I have downloaded R but in my R screen , workspace tab is missing. Kindly help.

wow R seems to be much more easier than c++

Thanks

very nice tut! good job!

# Thanks Marin very useful and appreciated.

I seem to somehow can’t see the workplace/ history column nor the file/package/plot/help column. I down loaded both August when I started Statistical Science and I’ve been intrigues to use R since then but I had to drop the course because I found out i didn’t have the pre-requisite half way into the course. Can I get some help please on how to get those two additional columns ? Did I do something wrong? or Is it that that’s how R look on mac pc ?

Thank you, well done

Thanks for this useful tutorial.

Thankyou so much sir, I just Installed r a couple of days ago in order to go through the basics, this video has really helped me in grasping them. thanks again!

how to open the workspace window in R ? and one more thing, that if I use R and not R studio, would that be ok ? Thanks in advance.

Great video!

Thank you for your tutorials!!

+MarinStatsLectures This is the best R tutorial! I’ve been looking around for R tutorials and you nailed it! Better than Coursera’s R Programming course!!!

I’m new in R. These videos help me a lot. Thank you so much.

great work…i dnt have words to appreciate u more sir..:)

Great tutorial! Though I recommend speeding up to 1.5 for anyone watching

very useful, thanks a lot.

You are Awesome Marin!!!. Really great videos…Short and sweet.

Thank you Mike! You saved my statistics course 🙂

Perfect!

i m very new to R so can you just explain why log value in R and in calculator not same? I mean log for 9 in R is 2.19 whereas in calculator its 0.95

THANKS A LOT – very nicely explained.

Great tutorial!

Спасибо за видео

thank you so much, it was so helpful.

how do you save the RStudio console? so you don’t loose the data

Hi, Thanks for the useful tutorials. I just started using R and I still don’t know for example how to create a file in R or to save it and this kind of basic stuff. I’d really appreciate if you could tell me in which video can I find this info.

This video serves as a very effective and brief introduction to R. I like that this video covers a lot of the common operations that can be performed. This makes it effective for those who have experience in other programming languages so they can see how the R syntax differs. It also provides a good introduction to the basic steps of programming in general. The only downside is that it would be nice to introduce those new to R where they can find the software, and also the differences in the R download from CRAN versus RStudio. I think new users can benefit from using RStudio due to the argument hints and familiar interface. Thanks for posting!

great explanation thanks 🙂

very good one its help me a lot thank u marin

thanks a lot.

I cant see the Workspace on my right side of the R-Studio.Do you help me to work this thing out?

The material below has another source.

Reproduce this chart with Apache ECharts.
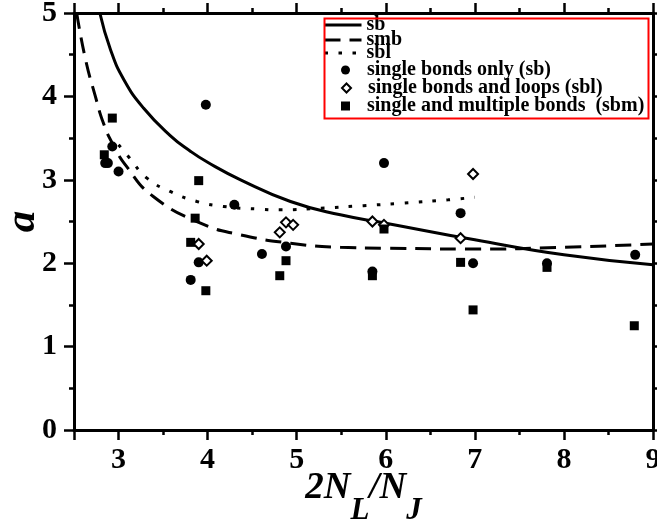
<!DOCTYPE html>
<html>
<head>
<meta charset="utf-8">
<script src="https://cdn.jsdelivr.net/npm/echarts@6/dist/echarts.min.js"></script>
<style>
html,body{margin:0;padding:0;background:#fff;}
#chart{width:657px;height:525px;}
</style>
</head>
<body>
<div id="chart"></div>
<script>
// ---- data ----
const lineNames = ['sb', 'smb', 'sbl'];
const pointNames = ['single bonds only (sb)', 'single bonds and loops (sbl)', 'single and multiple bonds  (sbm)'];

const sbCurve = [[2.79,5.0],[2.91,4.56],[3.06,4.20],[3.28,3.86],[3.58,3.53],[3.81,3.34],[4.0,3.21],[4.37,3.00],[4.93,2.74],[5.49,2.58],[6.0,2.48],[7.0,2.28],[8.0,2.10],[9.0,1.98]];
const smbCurve = [[2.53,5.0],[2.63,4.44],[2.74,4.0],[2.83,3.68],[2.93,3.44],[3.09,3.16],[3.39,2.80],[3.92,2.48],[4.37,2.34],[4.93,2.24],[5.49,2.19],[6.0,2.18],[7.0,2.17],[8.0,2.19],[9.0,2.23]];
const sblCurve = [[3.0,3.42],[3.11,3.28],[3.32,3.02],[3.58,2.86],[3.88,2.74],[4.18,2.68],[4.55,2.65],[4.82,2.64],[5.27,2.66],[5.75,2.69],[6.2,2.72],[6.7,2.76],[7.0,2.79]];

const sbPoints = [[3.98,3.90],[2.93,3.40],[2.85,3.20],[2.88,3.20],[3.0,3.10],[4.30,2.70],[3.90,2.01],[3.81,1.80],[4.61,2.11],[4.88,2.20],[5.98,3.20],[6.84,2.60],[6.98,2.00],[5.85,1.90],[7.81,2.00],[8.80,2.10]];
const sblPoints = [[3.90,2.23],[3.99,2.03],[4.81,2.37],[4.88,2.49],[4.96,2.46],[6.98,3.07],[5.85,2.50],[5.98,2.46],[6.84,2.30]];
const sbmPoints = [[2.93,3.74],[2.84,3.30],[3.90,2.99],[3.86,2.54],[3.81,2.25],[3.98,1.67],[4.88,2.03],[4.81,1.85],[5.98,2.41],[6.84,2.01],[6.98,1.44],[5.85,1.85],[7.81,1.95],[8.79,1.25]];

const xMin = 2.5, xMax = 9, yMin = 0, yMax = 5;

// ---- chart ----
const FONT = 'Liberation Serif';
const chart = echarts.init(document.getElementById('chart'), null, {renderer: 'canvas'});

const axisLine = {show: true, lineStyle: {color: '#000', width: 3}};
const majorTick = {show: true, length: 10, lineStyle: {color: '#000', width: 2.5}};
const minorTickOnly = {show: true, length: 5, lineStyle: {color: '#000', width: 2.5}};
const tickLabel = {color: '#000', fontFamily: FONT, fontWeight: 'bold', fontSize: 30};
const intFmt = v => (Math.abs(v - Math.round(v)) < 1e-9 ? String(Math.round(v)) : '');

const xMain = (pos, showLabel) => ({
  type: 'value', position: pos, min: xMin, max: xMax, splitNumber: 6,
  axisLine: axisLine, axisTick: majorTick,
  axisLabel: Object.assign({show: showLabel, margin: 15, formatter: intFmt}, tickLabel),
  splitLine: {show: false}
});
const xMinor = (pos) => ({
  type: 'value', position: pos, min: xMin, max: xMax, interval: 0.5,
  axisLine: {show: false}, axisTick: minorTickOnly,
  axisLabel: {show: false}, splitLine: {show: false}
});
const yAx = (pos, showLabel) => ({
  type: 'value', position: pos, min: yMin, max: yMax, interval: 1,
  axisLine: axisLine, axisTick: majorTick,
  minorTick: {show: true, splitNumber: 2, length: 5, lineStyle: {color: '#000', width: 2.5}},
  axisLabel: Object.assign({show: showLabel, margin: 17}, tickLabel),
  splitLine: {show: false}
});

const xBottom = xMain('bottom', true);
xBottom.name = '{m|2N}{s|L}{m|/N}{s|J}';
xBottom.nameLocation = 'middle';
xBottom.nameMoveOverlap = false;
xBottom.nameGap = 40;
xBottom.nameTextStyle = {
  rich: {
    m: {fontFamily: FONT, fontWeight: 'bold', fontStyle: 'italic', fontSize: 37, lineHeight: 37, verticalAlign: 'top', color: '#000'},
    s: {fontFamily: FONT, fontWeight: 'bold', fontStyle: 'italic', fontSize: 31, lineHeight: 31, verticalAlign: 'top', padding: [25, 0, 0, 0], color: '#000'}
  }
};
const yLeft = yAx('left', true);
yLeft.name = 'a';
yLeft.nameLocation = 'middle';
yLeft.nameMoveOverlap = false;
yLeft.nameGap = 30;
yLeft.nameTextStyle = {fontFamily: FONT, fontWeight: 'bold', fontStyle: 'italic', fontSize: 43, color: '#000'};

const lineSeries = (name, data, dash) => ({
  name: name, type: 'line', data: data, xAxisIndex: 0, yAxisIndex: 0,
  symbol: 'none', smooth: 0.5, clip: true,
  lineStyle: {color: '#000', width: 3, type: dash, cap: 'butt'},
  itemStyle: {color: '#000'}, z: 2
});

const legendText = {fontFamily: FONT, fontWeight: 'bold', fontSize: 20, lineHeight: 20, color: '#000'};
// one legend per entry so each row sits where the reference has it
const lineLegendTops = [15, 30, 43];
const pointLegendTops = [60, 78, 96];
const legends = [];
lineNames.forEach((n, i) => legends.push({
  data: [n], orient: 'vertical', left: 323, top: lineLegendTops[i], padding: 0,
  itemWidth: 37, itemHeight: 14, itemGap: 0,
  lineStyle: {width: 3},
  itemStyle: {opacity: 0, borderWidth: 0},
  textStyle: legendText, selectedMode: false
}));
pointNames.forEach((n, i) => legends.push({
  data: [n], orient: 'vertical', left: 341, top: pointLegendTops[i], padding: 0,
  itemWidth: 9, itemHeight: 9, itemGap: 0,
  itemStyle: {opacity: 1},
  textStyle: Object.assign({padding: [0, 0, 0, 12]}, legendText), selectedMode: false
}));

const option = {
  backgroundColor: '#fff',
  animation: false,
  grid: {left: 74, right: 4, top: 13, bottom: 95, containLabel: false, outerBoundsMode: 'none'},
  xAxis: [xBottom, xMinor('bottom'), xMain('top', false), xMinor('top')],
  yAxis: [yLeft, yAx('right', false)],
  legend: legends,
  graphic: [{
    type: 'rect', left: 322, top: 16, z: 100, silent: true,
    shape: {width: 324, height: 100},
    style: {fill: 'none', stroke: '#ff0000', lineWidth: 2}
  }],
  series: [
    lineSeries(lineNames[0], sbCurve, 'solid'),
    lineSeries(lineNames[1], smbCurve, [16, 9]),
    lineSeries(lineNames[2], sblCurve, [3.5, 10.5]),
    {
      name: pointNames[0], type: 'scatter', data: sbPoints, symbol: 'circle', symbolSize: 10,
      itemStyle: {color: '#000', opacity: 1}, z: 3
    },
    {
      name: pointNames[1], type: 'scatter', data: sblPoints, symbol: 'diamond', symbolSize: 10,
      itemStyle: {color: '#fff', borderColor: '#000', borderWidth: 2, opacity: 1}, z: 3
    },
    {
      name: pointNames[2], type: 'scatter', data: sbmPoints, symbol: 'rect', symbolSize: 9,
      itemStyle: {color: '#000', opacity: 1}, z: 3
    }
  ]
};
chart.setOption(option);
</script>
</body>
</html>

Excellent job! But I will like to point out that, when you have x = 11, 11 is the object assigned to a variable x. But you said x is an object assigned the value 11. Objects in R include scalars, vectors, matrices, arrays, lists, graphs, e.t.c. In fact whatever can be assigned to a variable is an object in R. Thank you.

This video was downvoted by two pirates who thought they were learning ‘Arrrrrrgh!’

you are amazing

A very clear explanation of some basics! Thank you so much Sir!

Hi Marine! I am a novice learner of R. However, I am hell bent on learning R as it is a great software which I can put into use for my econometrics studies. The videos appear great to start with. Any tips, you would like to give to me Marine?